Authentic hope is indubitably tragic, yet Eagleton also argues for
its radical implications as ‘a species of permanent revolution,
whose enemy is as much political complacency as metaphysical
despair’. It is a means of facing the future without devaluing the
moment or obviating the past. Traversing centuries of thought about
the many modes of hoping – from Ernst Bloch’s monumental work
through the Stoics, Aquinas, Marx and Kierkegaard, among others –
this penetrating book throws new light on religious faith and
political ideology as well as issues such as the problem of evil,
the role of language and the meaning of the past.
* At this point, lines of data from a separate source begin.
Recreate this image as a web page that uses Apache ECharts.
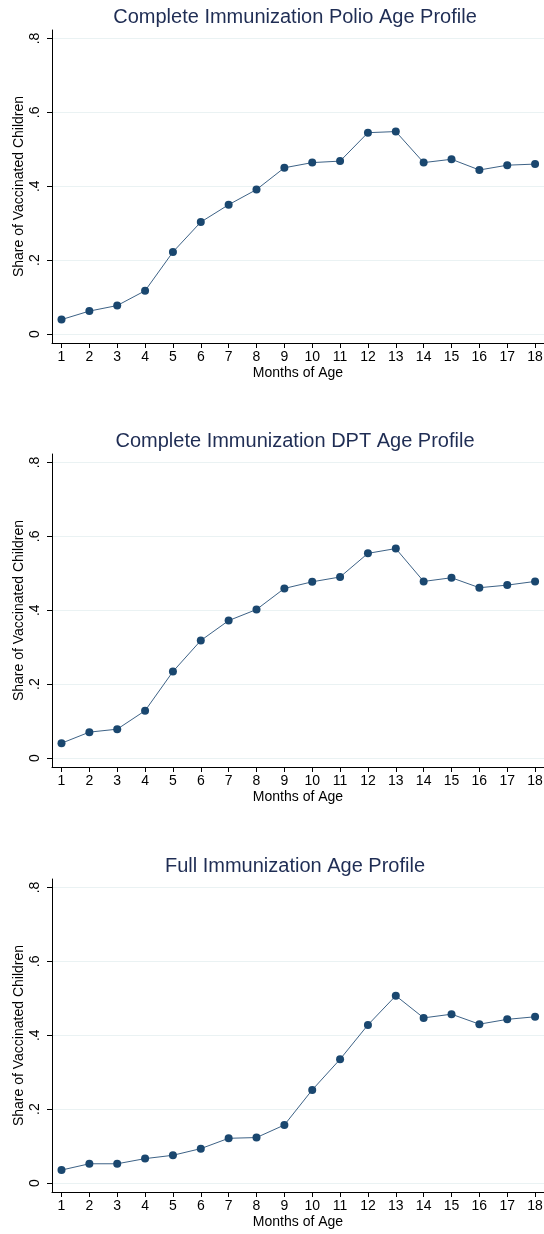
<!DOCTYPE html>
<html>
<head>
<meta charset="utf-8">
<script src="https://cdn.jsdelivr.net/npm/echarts@6/dist/echarts.min.js"></script>
<style>
    html, body { margin: 0; padding: 0; background: #fff; }
    #chart { width: 544px; height: 1234px; }
</style>
</head>
<body>
<div id="chart"></div>
<script>
// months of age (x categories)
var months = [1, 2, 3, 4, 5, 6, 7, 8, 9, 10, 11, 12, 13, 14, 15, 16, 17, 18];
var yTicks = [0, 0.2, 0.4, 0.6, 0.8];

var titles = [
    'Complete Immunization Polio Age Profile',
    'Complete Immunization DPT Age Profile',
    'Full Immunization Age Profile'
];

// share of vaccinated children
var polio = [0.039, 0.062, 0.077, 0.117, 0.222, 0.303, 0.350, 0.391, 0.450, 0.464, 0.468, 0.545, 0.548, 0.464, 0.473, 0.444, 0.457, 0.460];
var dpt = [0.040, 0.070, 0.078, 0.128, 0.234, 0.318, 0.372, 0.402, 0.459, 0.477, 0.490, 0.554, 0.567, 0.478, 0.488, 0.461, 0.468, 0.478];
var full = [0.035, 0.052, 0.052, 0.066, 0.075, 0.093, 0.121, 0.123, 0.157, 0.252, 0.335, 0.428, 0.507, 0.447, 0.457, 0.430, 0.443, 0.450];

showChart();

function showChart() {
    var chart = echarts.init(document.getElementById('chart'));
    var font = "'Liberation Sans', Arial, Helvetica, sans-serif";
    var tops = [30, 454, 879];
    var allData = [polio, dpt, full];

    var option = {
        animation: false,
        backgroundColor: '#fff',
        title: [],
        grid: [],
        xAxis: [],
        yAxis: [],
        series: []
    };

    for (var i = 0; i < 3; i++) {
        var top = tops[i];
        option.title.push({
            text: titles[i],
            left: 290,
            top: top - 28,
            textAlign: 'center',
            textStyle: { fontFamily: font, fontSize: 20, fontWeight: 'normal', color: '#1f2d54' }
        });
        option.grid.push({ left: 52, right: 0, top: top, height: 313, outerBoundsMode: 'none', containLabel: false });
        option.xAxis.push({
            type: 'value',
            gridIndex: i,
            min: 0.659,
            max: 18.32,
            name: 'Months of Age',
            nameLocation: 'middle',
            nameGap: 23,
            nameMoveOverlap: false,
            nameTextStyle: { fontFamily: font, fontSize: 14, color: '#000' },
            axisLine: { show: true, onZero: false, lineStyle: { color: '#000', width: 1 } },
            axisTick: { show: true, length: 5, customValues: months, lineStyle: { color: '#000' } },
            axisLabel: { customValues: months, margin: 7, fontFamily: font, fontSize: 14, color: '#000' },
            splitLine: { show: false }
        });
        option.yAxis.push({
            type: 'value',
            gridIndex: i,
            min: -0.0244,
            max: 0.823,
            name: 'Share of Vaccinated Children',
            nameLocation: 'middle',
            nameGap: 26,
            nameMoveOverlap: false,
            nameTextStyle: { fontFamily: font, fontSize: 14, color: '#000' },
            axisLine: { show: true, onZero: false, lineStyle: { color: '#000', width: 1 } },
            axisTick: { show: true, length: 5, customValues: yTicks, lineStyle: { color: '#000' } },
            axisLabel: {
                customValues: yTicks,
                rotate: 90,
                margin: 10,
                fontFamily: font,
                fontSize: 14,
                color: '#000',
                formatter: function(v) {
                    if (Math.abs(v) < 1e-9) return '0';
                    return String(Math.round(v * 10) / 10).replace('0.', '.');
                }
            },
            splitLine: { show: true, lineStyle: { color: '#eaf2f3', width: 1 } }
        });
        option.series.push({
            type: 'line',
            xAxisIndex: i,
            yAxisIndex: i,
            data: months.map(function(m, k) { return [m, allData[i][k]]; }),
            symbol: 'circle',
            symbolSize: 8,
            lineStyle: { color: '#3d6286', width: 1 },
            itemStyle: { color: '#1a476f' }
        });
    }

    chart.setOption(option);
}
</script>
</body>
</html>
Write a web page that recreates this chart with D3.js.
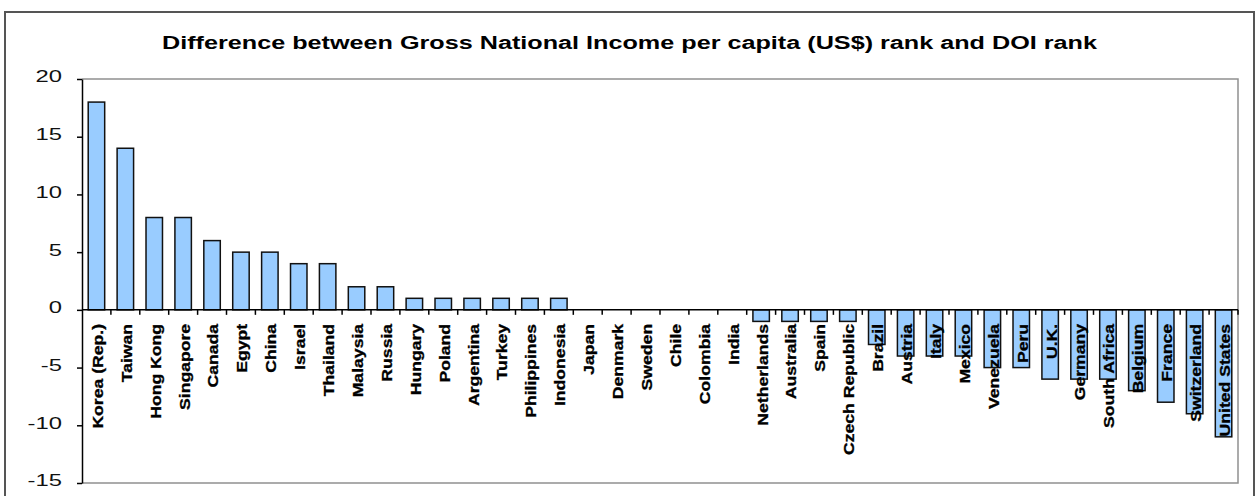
<!DOCTYPE html>
<html>
<head>
<meta charset="utf-8">
<script src="https://cdn.jsdelivr.net/npm/d3@7"></script>
<style>
  body { margin: 0; background: #fff; }
  text { font-family: Arial, "Liberation Sans", sans-serif; }
</style>
</head>
<body>
<div id="chart"></div>
<script>
var countries = ["Korea (Rep.)", "Taiwan", "Hong Kong", "Singapore", "Canada", "Egypt", "China", "Israel",
  "Thailand", "Malaysia", "Russia", "Hungary", "Poland", "Argentina", "Turkey", "Philippines", "Indonesia",
  "Japan", "Denmark", "Sweden", "Chile", "Colombia", "India", "Netherlands", "Australia", "Spain",
  "Czech Republic", "Brazil", "Austria", "Italy", "Mexico", "Venezuela", "Peru", "U.K.", "Germany",
  "South Africa", "Belgium", "France", "Switzerland", "United States"];
var rankDiff = [18, 14, 8, 8, 6, 5, 5, 4, 4, 2, 2, 1, 1, 1, 1, 1, 1,
  0, 0, 0, 0, 0, 0, -1, -1, -1, -1, -3, -4, -4, -4, -5, -5, -6, -6, -6, -7, -8, -9, -11];
var yTicks = [-15, -10, -5, 0, 5, 10, 15, 20];
var title = "Difference between Gross National Income per capita (US$) rank and DOI rank";

var W = 1256, H = 496;
var plot = { left: 82, right: 1238, top: 79, bottom: 483 };

var svg = d3.select("#chart").append("svg")
  .attr("width", W)
  .attr("height", H);

// outer chart frame
svg.append("rect")
  .attr("x", 5).attr("y", 12)
  .attr("width", 1249).attr("height", 500)
  .attr("fill", "none")
  .attr("stroke", "#555")
  .attr("stroke-width", 2);

// title
svg.append("text")
  .attr("x", 629.5)
  .attr("y", 49)
  .attr("text-anchor", "middle")
  .attr("font-size", "18px")
  .attr("font-weight", "bold")
  .attr("textLength", 935)
  .attr("lengthAdjust", "spacingAndGlyphs")
  .attr("fill", "#000")
  .text(title);

var xScale = d3.scaleBand()
  .domain(countries)
  .range([plot.left, plot.right])
  .paddingInner(0.43)
  .paddingOuter(0.215);

var yScale = d3.scaleLinear()
  .domain([-15, 20])
  .range([plot.bottom, plot.top]);

// plot area border (grey)
svg.append("path")
  .attr("d", "M" + plot.left + "," + plot.top + "H" + plot.right + "V" + plot.bottom + "H" + plot.left)
  .attr("fill", "none")
  .attr("stroke", "#909090")
  .attr("stroke-width", 1.5);

// bars
svg.selectAll("rect.bar")
  .data(countries)
  .enter()
  .append("rect")
  .attr("class", "bar")
  .attr("x", function(d) { return xScale(d); })
  .attr("y", function(d, i) { return yScale(Math.max(0, rankDiff[i])); })
  .attr("width", xScale.bandwidth())
  .attr("height", function(d, i) { return Math.abs(yScale(rankDiff[i]) - yScale(0)); })
  .attr("fill", "#99CCFF")
  .attr("stroke", "#111")
  .attr("stroke-width", 1.5);

// Y axis
var yAxis = d3.axisLeft(yScale)
  .tickValues(yTicks)
  .tickSize(5)
  .tickSizeOuter(0)
  .tickFormat(function(d) { return String(d); });

var gy = svg.append("g")
  .attr("transform", "translate(" + plot.left + ",0)")
  .call(yAxis);
gy.select(".domain").attr("stroke", "#000").attr("stroke-width", 1.5);
gy.selectAll(".tick line").attr("stroke", "#000").attr("stroke-width", 1.5);
gy.selectAll(".tick text")
  .attr("x", 0)
  .attr("dy", "0.35em")
  .attr("transform", "translate(-20,-3) scale(1.4,1)")
  .attr("font-size", "17px")
  .attr("fill", "#111");

// X axis line at zero
var y0 = yScale(0);
svg.append("line")
  .attr("x1", plot.left).attr("x2", plot.right)
  .attr("y1", y0).attr("y2", y0)
  .attr("stroke", "#000")
  .attr("stroke-width", 1.5);

// category tick marks between bands
var step = xScale.step();
svg.selectAll("line.xtick")
  .data(countries)
  .enter()
  .append("line")
  .attr("class", "xtick")
  .attr("x1", function(d) { return xScale(d) + xScale.bandwidth() / 2 + step / 2; })
  .attr("x2", function(d) { return xScale(d) + xScale.bandwidth() / 2 + step / 2; })
  .attr("y1", y0).attr("y2", y0 + 5)
  .attr("stroke", "#000")
  .attr("stroke-width", 1.5);

// category labels (rotated, next to axis)
svg.selectAll("text.xlabel")
  .data(countries)
  .enter()
  .append("text")
  .attr("class", "xlabel")
  .attr("transform", function(d) {
    var cx = xScale(d) + xScale.bandwidth() / 2 + 1.5;
    return "translate(" + cx + "," + (y0 + 14) + ") rotate(-90) scale(1.26,1)";
  })
  .attr("text-anchor", "end")
  .attr("dy", "0.35em")
  .attr("font-size", "14px")
  .attr("font-weight", "bold")
  .attr("fill", "#000")
  .attr("stroke", "#000")
  .attr("stroke-width", 0.3)
  .text(function(d) { return d; });
</script>
</body>
</html>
Hope Without
Optimism is a brilliantly engaged, impassioned chronicle of human
belief and desire in an increasingly uncertain world. Terry
Eagleton is Distinguished Professor of English Literature,
University of Lancaster, Professor of Cultural Theory at the
National University of Ireland, and Distinguished Visiting
Professor of English Literature at the University of Notre Dame. He
is the author of more than 40 books, spanning the fields of
literary theory, postmodernism, politics, ideology, and religion,
including the seminal Literary Theory: An Introduction. His last
six books were published by Yale: Culture and the Death of God, How
to Read Literature, The Event of Literature, Why Marx Was Right, On
Evil and Reason, Faith and Revolution.